We remember, decades ago, when a teacher heard a racial slur used on the school playground, the wonderful response BKW had. A program was set up between teachers at BKW and teachers at Giffen Memorial Elementary School in Albany so that white children and black children could learn about each other and discover their common humanity.
As we wrote here two weeks ago, much of racism begins at home, so schools need to be a place where young minds can learn larger truths, rather than having narrow racist views amplified.

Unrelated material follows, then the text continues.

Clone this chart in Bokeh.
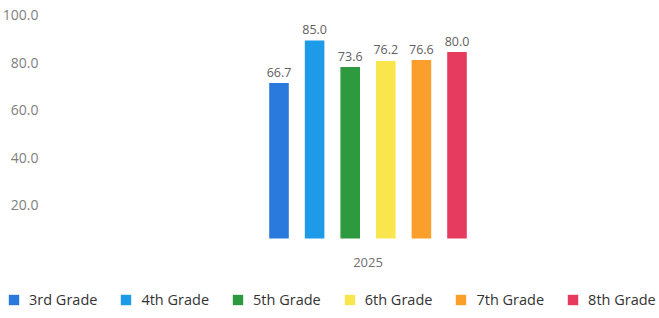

Systemic change, though, takes a community-wide effort. We were pleased that Danielle Walsh, the Guilderland Chamber of Commerce’s executive director, had read on our pages the words spoken by Guilderland Superintendent Marie Wiles, welcoming everybody to be courageous and dive in, and Walsh is ready to do just that.
And the Guilderland Public Library is offering two antiracist books to residents for free with the idea that, after one of the books is read, it is to be passed along to someone else who, in turn, will pass it along again, ad infinitum.
Our recent story on Sarah Gordon’s initiative, and no doubt this editorial, too, will bring more subscription cancellations. But The Enterprise will not shy away from covering issues important to our community. Nor will we stop continuing to express our opinion on this page, defining problems and charting what we believe to be the best course forward.
If you disagree, don’t call the editor a “bitch” or a “cunt.” Write a letter; extend civil discourse.
And so we close by reaffirming our belief that racism is wrong and each of us should do whatever is in our power to combat it. We stand with Sarah Gordon.